The hue and cry heard this week after the PNM lost power to the UNCOP Alliance was one I heard in 1995. Fear from the Africans, triumph from the Indians. The power the Indo-TrinBs are celebrating is not economic power, they had that long before they got into government. It is political and cultural hegemony - a sense now of being able to assert themselves in a society where they feel marginalised. And they have valid reasons for feeling this way. The moan of pain still coming from the PNM support base is simple to understand: (seeming) political and cultural dominance is all that Afro-TrinBs had going for them. Now, in this era of change, where their political scapegoat/messiah has failed them and been rightly crucified with no hope of resurrection, it remains to be seen if PNMites will take this opportunity and use it properly.

There needs to be a change in the party's structure. Maximum leaders make immovable tyrants, as Manning proved and not even the party stalwarts could get him to step down, so instead they had to organise an underground movement during the elections to vote against him. No party should be held to ransom by its leader in this way....then it is not a party, is a damned one man show! The PNM has to begin to educate its followers about things like economic power, cultural power, social power. This is a pipe dream. They will never do it, because they need their supporters to be as culturally ignorant as possible and as economically dependent in order to be a legitimate choice for them. The minute the majority of the PNM voter base has economic power and cultural knowledge, then all elections will truly be about issues and not race. The same way as soon as Indo-Trinbagonians feel that they are accepted and not ignored and marginalised they too will start looking at the issues as opposed to protecting their identity and (for some) ethnic purity.

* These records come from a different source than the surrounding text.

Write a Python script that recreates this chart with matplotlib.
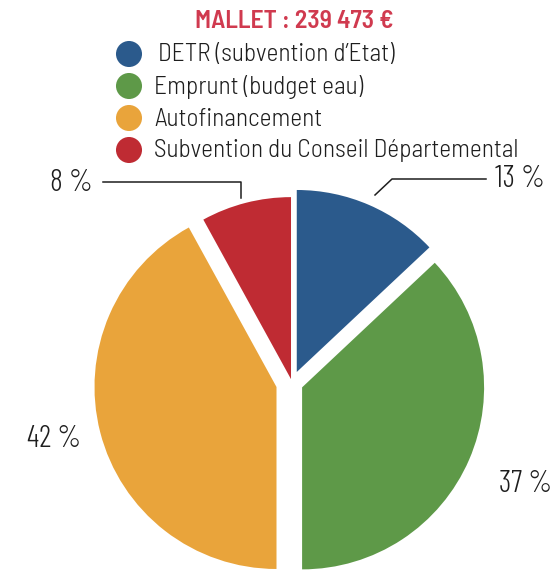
import matplotlib.pyplot as plt

# data
title = "MALLET : 239 473 €"
categories = ["DETR (subvention d\u2019Etat)", "Emprunt (budget eau)",
              "Autofinancement", "Subvention du Conseil Départemental"]
shares = [13, 37, 42, 8]
colors = ["#2b5a8c", "#5e9948", "#e9a43b", "#bf2b33"]

W, H = 556, 570
FONT = ["Barlow Condensed", "DejaVu Sans"]
FONT_SEMI = ["Barlow Semi Condensed", "Barlow Condensed", "DejaVu Sans"]
INK = "#1e1e1e"

fig = plt.figure(figsize=(W / 100, H / 100), dpi=100)
ax = fig.add_axes([0, 0, 1, 1])

def py(y):
    # pixel row (from top) -> data y (from bottom)
    return H - y

# explode is in data units here (pixels)
ax.pie(shares, colors=colors, explode=[12, 11, 16, 4], startangle=90,
       counterclock=False, center=(292, py(383)), radius=182,
       wedgeprops=dict(linewidth=0))

ax.set_xlim(0, W)
ax.set_ylim(0, H)
ax.set_aspect("equal")
ax.axis("off")

# title
ax.text(294, py(22), title, ha="center", va="center", fontsize=18.5,
        fontweight=600, color="#d03a4f", family=FONT_SEMI)

# legend
leg_y = [54, 86, 118, 150]
leg_x = [158, 154, 154, 154]
for name, c, x, y in zip(categories, colors, leg_x, leg_y):
    ax.scatter([129], [py(y)], s=26 ** 2 * 0.52, color=c, edgecolors="none")
    ax.text(x, py(y + 1), name, ha="left", va="center", fontsize=18.3,
            fontweight=300, color=INK, family=FONT_SEMI)

# percentage labels
lab_pos = [(545, 179, "right"), (552, 484, "right"), (27, 439, "left"), (93, 183, "right")]
for v, (x, y, ha) in zip(shares, lab_pos):
    ax.text(x, py(y), f"{v} %", ha=ha, va="center", fontsize=22,
            fontweight=300, color=INK, family=FONT)

# leader lines
ax.plot([103, 241, 241], [py(182), py(182), py(198)], color=INK, lw=1.1)
ax.plot([375, 392, 486], [py(195), py(179), py(179)], color=INK, lw=1.1)

fig.savefig("out.png", dpi=100)
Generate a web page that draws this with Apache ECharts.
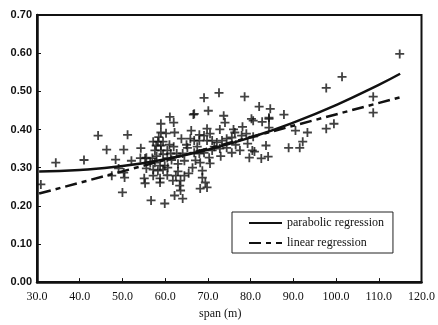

The most positive thing that came out of this election for me, was not necessarily the Alliance's win, but the realisation across the board that a new era of politics has come to the country and people are going to have to catch up with it or be left behind. There is also a realisation that the people need to be more actively involved in their goevernance, because it is our passivity that gave us the Manning era.

The COP for all the middle class stigma attached to it has proven to be the one platform that addressed issues from the ground up. Neither the UNC or PNM platforms said much that was concrete and in the last 7 days of campaigning they both resorted to making wild and empty promises to the voting public. There were candid shots of Warner offerering money for votes. Kamla's claims of pension and laptops for all was done to pander to the hand-out mentality of the poorer sections of society and she got their votes, and will no doubt earn their scorn and derision when those promises cannot be fulfilled.

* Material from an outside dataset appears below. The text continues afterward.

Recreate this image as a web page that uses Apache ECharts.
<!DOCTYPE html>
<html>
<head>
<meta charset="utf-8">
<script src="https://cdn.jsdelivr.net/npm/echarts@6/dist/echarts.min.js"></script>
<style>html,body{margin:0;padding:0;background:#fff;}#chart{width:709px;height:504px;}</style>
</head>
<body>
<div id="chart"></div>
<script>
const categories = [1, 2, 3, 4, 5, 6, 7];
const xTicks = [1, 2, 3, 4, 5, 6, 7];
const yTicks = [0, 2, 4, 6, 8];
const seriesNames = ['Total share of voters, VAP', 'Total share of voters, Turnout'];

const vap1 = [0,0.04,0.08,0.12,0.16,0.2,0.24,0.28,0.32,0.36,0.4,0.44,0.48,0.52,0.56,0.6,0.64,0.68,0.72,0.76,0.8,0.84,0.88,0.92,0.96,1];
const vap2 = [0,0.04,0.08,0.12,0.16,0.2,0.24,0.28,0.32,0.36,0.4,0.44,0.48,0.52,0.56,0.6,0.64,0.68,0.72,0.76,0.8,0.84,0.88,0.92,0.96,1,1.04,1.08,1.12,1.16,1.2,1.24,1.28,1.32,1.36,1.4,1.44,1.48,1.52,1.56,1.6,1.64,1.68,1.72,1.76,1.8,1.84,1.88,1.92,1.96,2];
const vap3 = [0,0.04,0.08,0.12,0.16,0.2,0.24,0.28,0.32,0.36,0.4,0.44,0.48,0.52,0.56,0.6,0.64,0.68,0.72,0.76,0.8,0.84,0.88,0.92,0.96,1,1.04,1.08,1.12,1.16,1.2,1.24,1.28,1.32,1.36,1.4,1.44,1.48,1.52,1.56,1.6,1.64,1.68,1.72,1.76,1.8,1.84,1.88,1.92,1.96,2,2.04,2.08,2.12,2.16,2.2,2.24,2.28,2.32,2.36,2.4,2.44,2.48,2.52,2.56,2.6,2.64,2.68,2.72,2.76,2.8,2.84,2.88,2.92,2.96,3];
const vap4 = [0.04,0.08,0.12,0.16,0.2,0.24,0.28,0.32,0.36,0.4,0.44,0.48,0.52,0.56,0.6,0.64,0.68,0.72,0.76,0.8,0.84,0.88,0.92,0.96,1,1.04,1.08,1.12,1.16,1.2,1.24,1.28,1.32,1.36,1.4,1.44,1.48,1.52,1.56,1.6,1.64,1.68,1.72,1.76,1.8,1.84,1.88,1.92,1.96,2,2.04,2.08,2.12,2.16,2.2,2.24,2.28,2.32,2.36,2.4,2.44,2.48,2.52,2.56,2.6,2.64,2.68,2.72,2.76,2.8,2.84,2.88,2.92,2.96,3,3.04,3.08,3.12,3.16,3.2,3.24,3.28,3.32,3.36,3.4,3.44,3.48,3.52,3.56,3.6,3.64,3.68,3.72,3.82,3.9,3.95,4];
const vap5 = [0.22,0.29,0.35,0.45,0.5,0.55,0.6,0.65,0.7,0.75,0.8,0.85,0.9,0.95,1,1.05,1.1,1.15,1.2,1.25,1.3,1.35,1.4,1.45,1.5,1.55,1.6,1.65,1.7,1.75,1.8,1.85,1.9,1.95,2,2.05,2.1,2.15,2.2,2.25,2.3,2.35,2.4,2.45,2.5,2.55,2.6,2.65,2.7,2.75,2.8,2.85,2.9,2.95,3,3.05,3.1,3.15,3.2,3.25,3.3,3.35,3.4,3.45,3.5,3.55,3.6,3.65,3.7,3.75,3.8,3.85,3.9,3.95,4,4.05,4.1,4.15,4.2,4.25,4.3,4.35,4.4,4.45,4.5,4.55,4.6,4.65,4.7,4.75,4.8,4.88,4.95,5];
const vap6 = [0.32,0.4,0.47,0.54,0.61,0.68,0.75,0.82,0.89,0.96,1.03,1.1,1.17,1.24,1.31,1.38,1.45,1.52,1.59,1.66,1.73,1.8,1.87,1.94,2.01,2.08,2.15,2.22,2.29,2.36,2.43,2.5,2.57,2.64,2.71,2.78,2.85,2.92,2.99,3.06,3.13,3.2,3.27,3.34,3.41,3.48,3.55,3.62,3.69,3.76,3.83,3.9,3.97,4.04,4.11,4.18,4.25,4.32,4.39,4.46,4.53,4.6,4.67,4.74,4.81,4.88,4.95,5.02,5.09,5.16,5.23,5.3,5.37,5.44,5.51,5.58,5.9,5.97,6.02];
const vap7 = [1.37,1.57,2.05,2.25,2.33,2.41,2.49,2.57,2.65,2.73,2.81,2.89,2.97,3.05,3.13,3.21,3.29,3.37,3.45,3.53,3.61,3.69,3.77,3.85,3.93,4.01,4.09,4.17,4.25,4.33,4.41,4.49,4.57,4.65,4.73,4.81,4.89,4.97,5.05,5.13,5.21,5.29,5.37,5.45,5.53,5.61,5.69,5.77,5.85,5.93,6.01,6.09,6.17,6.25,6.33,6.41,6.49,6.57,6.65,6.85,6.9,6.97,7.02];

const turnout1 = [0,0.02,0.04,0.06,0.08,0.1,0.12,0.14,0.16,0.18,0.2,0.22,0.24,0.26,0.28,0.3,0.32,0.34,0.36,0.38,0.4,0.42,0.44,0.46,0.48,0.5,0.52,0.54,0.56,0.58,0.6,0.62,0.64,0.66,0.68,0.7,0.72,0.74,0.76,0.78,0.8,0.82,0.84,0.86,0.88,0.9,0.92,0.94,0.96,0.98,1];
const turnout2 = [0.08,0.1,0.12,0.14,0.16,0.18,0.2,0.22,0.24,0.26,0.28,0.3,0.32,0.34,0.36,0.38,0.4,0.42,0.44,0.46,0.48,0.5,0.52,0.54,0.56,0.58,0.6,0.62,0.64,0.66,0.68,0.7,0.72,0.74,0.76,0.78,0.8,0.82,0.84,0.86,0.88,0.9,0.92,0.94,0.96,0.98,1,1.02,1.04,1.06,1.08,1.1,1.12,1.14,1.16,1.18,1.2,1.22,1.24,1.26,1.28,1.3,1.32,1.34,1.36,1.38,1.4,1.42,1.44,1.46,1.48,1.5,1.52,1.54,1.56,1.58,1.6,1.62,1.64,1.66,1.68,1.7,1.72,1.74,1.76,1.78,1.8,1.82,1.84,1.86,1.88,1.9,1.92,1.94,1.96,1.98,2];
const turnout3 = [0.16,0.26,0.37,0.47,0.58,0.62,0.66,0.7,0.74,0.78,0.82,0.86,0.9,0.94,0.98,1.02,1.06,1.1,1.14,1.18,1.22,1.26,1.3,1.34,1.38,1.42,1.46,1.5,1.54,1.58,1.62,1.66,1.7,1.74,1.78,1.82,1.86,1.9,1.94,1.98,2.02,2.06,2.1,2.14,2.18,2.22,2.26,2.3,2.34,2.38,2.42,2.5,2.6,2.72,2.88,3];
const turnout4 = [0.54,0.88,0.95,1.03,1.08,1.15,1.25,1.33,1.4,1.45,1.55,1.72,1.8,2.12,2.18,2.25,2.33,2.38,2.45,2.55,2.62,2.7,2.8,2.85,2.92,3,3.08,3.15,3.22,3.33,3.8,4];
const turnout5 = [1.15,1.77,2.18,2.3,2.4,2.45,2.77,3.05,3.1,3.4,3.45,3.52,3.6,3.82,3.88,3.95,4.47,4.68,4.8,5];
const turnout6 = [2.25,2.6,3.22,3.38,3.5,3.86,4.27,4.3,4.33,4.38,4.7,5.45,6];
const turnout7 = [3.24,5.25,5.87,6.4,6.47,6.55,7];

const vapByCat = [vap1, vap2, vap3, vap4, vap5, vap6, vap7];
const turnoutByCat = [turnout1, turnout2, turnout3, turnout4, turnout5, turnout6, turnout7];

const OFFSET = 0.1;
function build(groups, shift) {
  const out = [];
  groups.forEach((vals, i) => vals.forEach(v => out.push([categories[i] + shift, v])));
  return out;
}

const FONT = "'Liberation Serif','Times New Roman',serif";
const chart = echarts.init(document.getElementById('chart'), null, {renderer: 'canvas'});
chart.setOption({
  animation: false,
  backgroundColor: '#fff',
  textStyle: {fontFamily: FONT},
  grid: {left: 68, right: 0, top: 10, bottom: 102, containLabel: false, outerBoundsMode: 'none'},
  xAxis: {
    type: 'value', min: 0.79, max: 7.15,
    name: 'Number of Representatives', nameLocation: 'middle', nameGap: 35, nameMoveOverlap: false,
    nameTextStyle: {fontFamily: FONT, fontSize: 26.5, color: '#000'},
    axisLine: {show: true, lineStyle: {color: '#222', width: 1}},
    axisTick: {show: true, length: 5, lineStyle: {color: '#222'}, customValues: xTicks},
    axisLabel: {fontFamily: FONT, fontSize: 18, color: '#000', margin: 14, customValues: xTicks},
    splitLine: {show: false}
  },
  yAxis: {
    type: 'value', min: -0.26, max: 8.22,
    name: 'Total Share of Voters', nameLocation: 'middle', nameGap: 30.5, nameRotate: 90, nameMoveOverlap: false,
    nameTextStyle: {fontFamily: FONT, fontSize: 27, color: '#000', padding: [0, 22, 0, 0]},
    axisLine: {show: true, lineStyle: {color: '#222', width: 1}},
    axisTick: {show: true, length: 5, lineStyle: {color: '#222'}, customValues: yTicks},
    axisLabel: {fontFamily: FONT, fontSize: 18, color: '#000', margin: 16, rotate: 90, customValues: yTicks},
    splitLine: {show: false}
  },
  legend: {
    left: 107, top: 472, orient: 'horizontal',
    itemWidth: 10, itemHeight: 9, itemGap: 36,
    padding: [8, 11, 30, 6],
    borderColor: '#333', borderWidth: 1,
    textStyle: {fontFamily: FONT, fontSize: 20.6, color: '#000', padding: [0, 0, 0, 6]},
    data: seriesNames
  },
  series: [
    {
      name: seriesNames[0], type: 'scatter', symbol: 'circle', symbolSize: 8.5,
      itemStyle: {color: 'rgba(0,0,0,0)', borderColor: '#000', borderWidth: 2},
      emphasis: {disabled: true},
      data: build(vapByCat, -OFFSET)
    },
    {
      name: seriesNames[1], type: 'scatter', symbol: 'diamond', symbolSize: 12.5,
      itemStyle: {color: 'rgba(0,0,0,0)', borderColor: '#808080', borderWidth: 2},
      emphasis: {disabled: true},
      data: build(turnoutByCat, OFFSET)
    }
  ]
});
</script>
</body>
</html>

The PNM, possibly under Keith Rowley's leadership, will have to find ways to become a viable option, not to their voter base, but to swing voters and COP supporters who are likely to still be assessing the UNC's credibility even after voting for them.

The time of the lone messiah cum political scapegoat is fast drawing to a close. Partnering is where it is at. We can't let the government dictate to us, we have to dictate to them. And if we screw up, we become our own political scapegoats.